> What you should do: The data below should be printed in full, exactly, and without any of its images.

> Source data:
########################################
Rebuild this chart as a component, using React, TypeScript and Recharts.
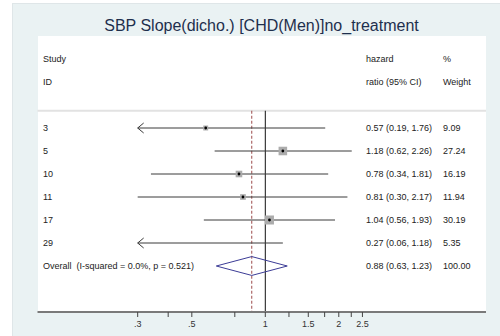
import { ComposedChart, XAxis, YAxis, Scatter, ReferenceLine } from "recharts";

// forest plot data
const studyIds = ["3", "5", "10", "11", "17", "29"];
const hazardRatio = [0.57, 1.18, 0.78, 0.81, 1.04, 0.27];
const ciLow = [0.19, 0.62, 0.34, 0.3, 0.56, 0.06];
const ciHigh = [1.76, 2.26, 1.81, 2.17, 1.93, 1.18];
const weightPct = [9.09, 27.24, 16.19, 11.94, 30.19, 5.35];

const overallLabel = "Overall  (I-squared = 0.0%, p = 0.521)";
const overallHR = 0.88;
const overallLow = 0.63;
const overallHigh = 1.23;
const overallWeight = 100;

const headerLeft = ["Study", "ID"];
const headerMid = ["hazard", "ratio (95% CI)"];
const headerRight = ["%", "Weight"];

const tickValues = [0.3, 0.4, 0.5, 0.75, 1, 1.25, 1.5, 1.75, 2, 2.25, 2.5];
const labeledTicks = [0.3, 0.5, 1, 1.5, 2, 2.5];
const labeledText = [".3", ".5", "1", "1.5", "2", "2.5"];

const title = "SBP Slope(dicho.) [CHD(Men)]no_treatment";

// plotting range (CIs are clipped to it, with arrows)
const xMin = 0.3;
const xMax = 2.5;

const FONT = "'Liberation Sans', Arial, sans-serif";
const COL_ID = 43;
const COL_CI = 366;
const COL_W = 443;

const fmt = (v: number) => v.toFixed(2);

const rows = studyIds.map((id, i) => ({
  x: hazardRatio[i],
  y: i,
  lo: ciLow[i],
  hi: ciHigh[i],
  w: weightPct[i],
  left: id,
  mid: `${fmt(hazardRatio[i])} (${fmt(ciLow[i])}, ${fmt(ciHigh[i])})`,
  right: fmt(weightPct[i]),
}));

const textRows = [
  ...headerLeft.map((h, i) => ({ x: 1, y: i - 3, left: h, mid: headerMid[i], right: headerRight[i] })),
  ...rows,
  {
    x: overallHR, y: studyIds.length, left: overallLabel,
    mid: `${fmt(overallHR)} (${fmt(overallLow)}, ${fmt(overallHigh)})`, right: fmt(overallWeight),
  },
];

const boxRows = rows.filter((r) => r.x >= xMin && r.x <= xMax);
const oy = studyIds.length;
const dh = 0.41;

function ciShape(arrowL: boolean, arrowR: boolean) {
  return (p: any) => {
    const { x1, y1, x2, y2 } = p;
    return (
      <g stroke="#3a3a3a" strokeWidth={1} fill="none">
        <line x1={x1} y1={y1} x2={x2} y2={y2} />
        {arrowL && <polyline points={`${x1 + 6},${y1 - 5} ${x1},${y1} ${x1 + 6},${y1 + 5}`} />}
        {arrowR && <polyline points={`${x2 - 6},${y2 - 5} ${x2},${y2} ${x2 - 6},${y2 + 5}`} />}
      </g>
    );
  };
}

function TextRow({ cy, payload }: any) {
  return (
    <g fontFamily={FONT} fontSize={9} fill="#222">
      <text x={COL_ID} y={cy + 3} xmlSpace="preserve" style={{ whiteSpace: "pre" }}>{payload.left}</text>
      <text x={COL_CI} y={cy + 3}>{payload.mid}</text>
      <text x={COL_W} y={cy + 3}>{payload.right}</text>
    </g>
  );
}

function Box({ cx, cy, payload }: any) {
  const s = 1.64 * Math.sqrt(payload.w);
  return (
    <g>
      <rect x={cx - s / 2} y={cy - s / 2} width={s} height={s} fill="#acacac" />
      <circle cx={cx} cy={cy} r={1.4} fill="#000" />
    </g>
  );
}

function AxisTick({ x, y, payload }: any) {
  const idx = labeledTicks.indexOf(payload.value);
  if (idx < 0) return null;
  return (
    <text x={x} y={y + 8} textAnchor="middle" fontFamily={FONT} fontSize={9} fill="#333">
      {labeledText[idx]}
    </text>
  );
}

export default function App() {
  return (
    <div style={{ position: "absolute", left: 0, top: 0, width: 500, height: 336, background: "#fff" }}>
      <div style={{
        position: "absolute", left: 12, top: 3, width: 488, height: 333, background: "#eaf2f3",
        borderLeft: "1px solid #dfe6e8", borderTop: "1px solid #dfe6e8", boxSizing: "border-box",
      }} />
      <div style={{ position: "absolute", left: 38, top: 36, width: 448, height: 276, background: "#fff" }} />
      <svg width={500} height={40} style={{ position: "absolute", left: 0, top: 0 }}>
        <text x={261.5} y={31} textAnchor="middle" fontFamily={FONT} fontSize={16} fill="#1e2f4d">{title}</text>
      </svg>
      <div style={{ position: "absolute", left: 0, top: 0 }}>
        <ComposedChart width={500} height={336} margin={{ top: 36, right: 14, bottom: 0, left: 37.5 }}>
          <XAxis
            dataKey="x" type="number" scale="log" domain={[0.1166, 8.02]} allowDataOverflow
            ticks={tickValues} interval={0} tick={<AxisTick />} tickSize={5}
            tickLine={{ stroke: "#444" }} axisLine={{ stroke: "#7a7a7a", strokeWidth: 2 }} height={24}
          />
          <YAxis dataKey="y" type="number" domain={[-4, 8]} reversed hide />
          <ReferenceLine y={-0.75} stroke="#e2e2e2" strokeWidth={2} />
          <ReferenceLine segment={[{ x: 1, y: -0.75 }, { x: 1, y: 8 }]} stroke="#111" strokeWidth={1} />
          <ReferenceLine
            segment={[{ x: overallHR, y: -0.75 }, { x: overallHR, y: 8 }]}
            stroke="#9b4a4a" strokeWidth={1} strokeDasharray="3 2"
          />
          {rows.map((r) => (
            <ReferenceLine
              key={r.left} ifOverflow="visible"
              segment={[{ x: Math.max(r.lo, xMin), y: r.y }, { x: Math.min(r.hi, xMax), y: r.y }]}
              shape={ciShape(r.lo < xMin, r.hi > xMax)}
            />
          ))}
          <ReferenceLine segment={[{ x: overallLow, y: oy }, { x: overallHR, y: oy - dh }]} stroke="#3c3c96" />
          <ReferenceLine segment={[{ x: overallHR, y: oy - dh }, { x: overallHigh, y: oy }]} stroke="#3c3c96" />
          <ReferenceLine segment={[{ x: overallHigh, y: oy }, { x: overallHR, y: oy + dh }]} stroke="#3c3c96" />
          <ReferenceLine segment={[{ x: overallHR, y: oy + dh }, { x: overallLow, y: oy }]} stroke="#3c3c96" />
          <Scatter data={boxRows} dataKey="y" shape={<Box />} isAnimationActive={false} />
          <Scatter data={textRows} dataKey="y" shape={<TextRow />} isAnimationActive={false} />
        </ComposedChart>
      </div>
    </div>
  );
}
########################################
> Response to the task:
Rebuild this chart as a component, using React, TypeScript and Recharts.
import { ComposedChart, XAxis, YAxis, Scatter, ReferenceLine } from "recharts";

// forest plot data
const studyIds = ["3", "5", "10", "11", "17", "29"];
const hazardRatio = [0.57, 1.18, 0.78, 0.81, 1.04, 0.27];
const ciLow = [0.19, 0.62, 0.34, 0.3, 0.56, 0.06];
const ciHigh = [1.76, 2.26, 1.81, 2.17, 1.93, 1.18];
const weightPct = [9.09, 27.24, 16.19, 11.94, 30.19, 5.35];

const overallLabel = "Overall  (I-squared = 0.0%, p = 0.521)";
const overallHR = 0.88;
const overallLow = 0.63;
const overallHigh = 1.23;
const overallWeight = 100;

const headerLeft = ["Study", "ID"];
const headerMid = ["hazard", "ratio (95% CI)"];
const headerRight = ["%", "Weight"];

const tickValues = [0.3, 0.4, 0.5, 0.75, 1, 1.25, 1.5, 1.75, 2, 2.25, 2.5];
const labeledTicks = [0.3, 0.5, 1, 1.5, 2, 2.5];
const labeledText = [".3", ".5", "1", "1.5", "2", "2.5"];

const title = "SBP Slope(dicho.) [CHD(Men)]no_treatment";

// plotting range (CIs are clipped to it, with arrows)
const xMin = 0.3;
const xMax = 2.5;

const FONT = "'Liberation Sans', Arial, sans-serif";
const COL_ID = 43;
const COL_CI = 366;
const COL_W = 443;

const fmt = (v: number) => v.toFixed(2);

const rows = studyIds.map((id, i) => ({
  x: hazardRatio[i],
  y: i,
  lo: ciLow[i],
  hi: ciHigh[i],
  w: weightPct[i],
  left: id,
  mid: `${fmt(hazardRatio[i])} (${fmt(ciLow[i])}, ${fmt(ciHigh[i])})`,
  right: fmt(weightPct[i]),
}));

const textRows = [
  ...headerLeft.map((h, i) => ({ x: 1, y: i - 3, left: h, mid: headerMid[i], right: headerRight[i] })),
  ...rows,
  {
    x: overallHR, y: studyIds.length, left: overallLabel,
    mid: `${fmt(overallHR)} (${fmt(overallLow)}, ${fmt(overallHigh)})`, right: fmt(overallWeight),
  },
];

const boxRows = rows.filter((r) => r.x >= xMin && r.x <= xMax);
const oy = studyIds.length;
const dh = 0.41;

function ciShape(arrowL: boolean, arrowR: boolean) {
  return (p: any) => {
    const { x1, y1, x2, y2 } = p;
    return (
      <g stroke="#3a3a3a" strokeWidth={1} fill="none">
        <line x1={x1} y1={y1} x2={x2} y2={y2} />
        {arrowL && <polyline points={`${x1 + 6},${y1 - 5} ${x1},${y1} ${x1 + 6},${y1 + 5}`} />}
        {arrowR && <polyline points={`${x2 - 6},${y2 - 5} ${x2},${y2} ${x2 - 6},${y2 + 5}`} />}
      </g>
    );
  };
}

function TextRow({ cy, payload }: any) {
  return (
    <g fontFamily={FONT} fontSize={9} fill="#222">
      <text x={COL_ID} y={cy + 3} xmlSpace="preserve" style={{ whiteSpace: "pre" }}>{payload.left}</text>
      <text x={COL_CI} y={cy + 3}>{payload.mid}</text>
      <text x={COL_W} y={cy + 3}>{payload.right}</text>
    </g>
  );
}

function Box({ cx, cy, payload }: any) {
  const s = 1.64 * Math.sqrt(payload.w);
  return (
    <g>
      <rect x={cx - s / 2} y={cy - s / 2} width={s} height={s} fill="#acacac" />
      <circle cx={cx} cy={cy} r={1.4} fill="#000" />
    </g>
  );
}

function AxisTick({ x, y, payload }: any) {
  const idx = labeledTicks.indexOf(payload.value);
  if (idx < 0) return null;
  return (
    <text x={x} y={y + 8} textAnchor="middle" fontFamily={FONT} fontSize={9} fill="#333">
      {labeledText[idx]}
    </text>
  );
}

export default function App() {
  return (
    <div style={{ position: "absolute", left: 0, top: 0, width: 500, height: 336, background: "#fff" }}>
      <div style={{
        position: "absolute", left: 12, top: 3, width: 488, height: 333, background: "#eaf2f3",
        borderLeft: "1px solid #dfe6e8", borderTop: "1px solid #dfe6e8", boxSizing: "border-box",
      }} />
      <div style={{ position: "absolute", left: 38, top: 36, width: 448, height: 276, background: "#fff" }} />
      <svg width={500} height={40} style={{ position: "absolute", left: 0, top: 0 }}>
        <text x={261.5} y={31} textAnchor="middle" fontFamily={FONT} fontSize={16} fill="#1e2f4d">{title}</text>
      </svg>
      <div style={{ position: "absolute", left: 0, top: 0 }}>
        <ComposedChart width={500} height={336} margin={{ top: 36, right: 14, bottom: 0, left: 37.5 }}>
          <XAxis
            dataKey="x" type="number" scale="log" domain={[0.1166, 8.02]} allowDataOverflow
            ticks={tickValues} interval={0} tick={<AxisTick />} tickSize={5}
            tickLine={{ stroke: "#444" }} axisLine={{ stroke: "#7a7a7a", strokeWidth: 2 }} height={24}
          />
          <YAxis dataKey="y" type="number" domain={[-4, 8]} reversed hide />
          <ReferenceLine y={-0.75} stroke="#e2e2e2" strokeWidth={2} />
          <ReferenceLine segment={[{ x: 1, y: -0.75 }, { x: 1, y: 8 }]} stroke="#111" strokeWidth={1} />
          <ReferenceLine
            segment={[{ x: overallHR, y: -0.75 }, { x: overallHR, y: 8 }]}
            stroke="#9b4a4a" strokeWidth={1} strokeDasharray="3 2"
          />
          {rows.map((r) => (
            <ReferenceLine
              key={r.left} ifOverflow="visible"
              segment={[{ x: Math.max(r.lo, xMin), y: r.y }, { x: Math.min(r.hi, xMax), y: r.y }]}
              shape={ciShape(r.lo < xMin, r.hi > xMax)}
            />
          ))}
          <ReferenceLine segment={[{ x: overallLow, y: oy }, { x: overallHR, y: oy - dh }]} stroke="#3c3c96" />
          <ReferenceLine segment={[{ x: overallHR, y: oy - dh }, { x: overallHigh, y: oy }]} stroke="#3c3c96" />
          <ReferenceLine segment={[{ x: overallHigh, y: oy }, { x: overallHR, y: oy + dh }]} stroke="#3c3c96" />
          <ReferenceLine segment={[{ x: overallHR, y: oy + dh }, { x: overallLow, y: oy }]} stroke="#3c3c96" />
          <Scatter data={boxRows} dataKey="y" shape={<Box />} isAnimationActive={false} />
          <Scatter data={textRows} dataKey="y" shape={<TextRow />} isAnimationActive={false} />
        </ComposedChart>
      </div>
    </div>
  );
}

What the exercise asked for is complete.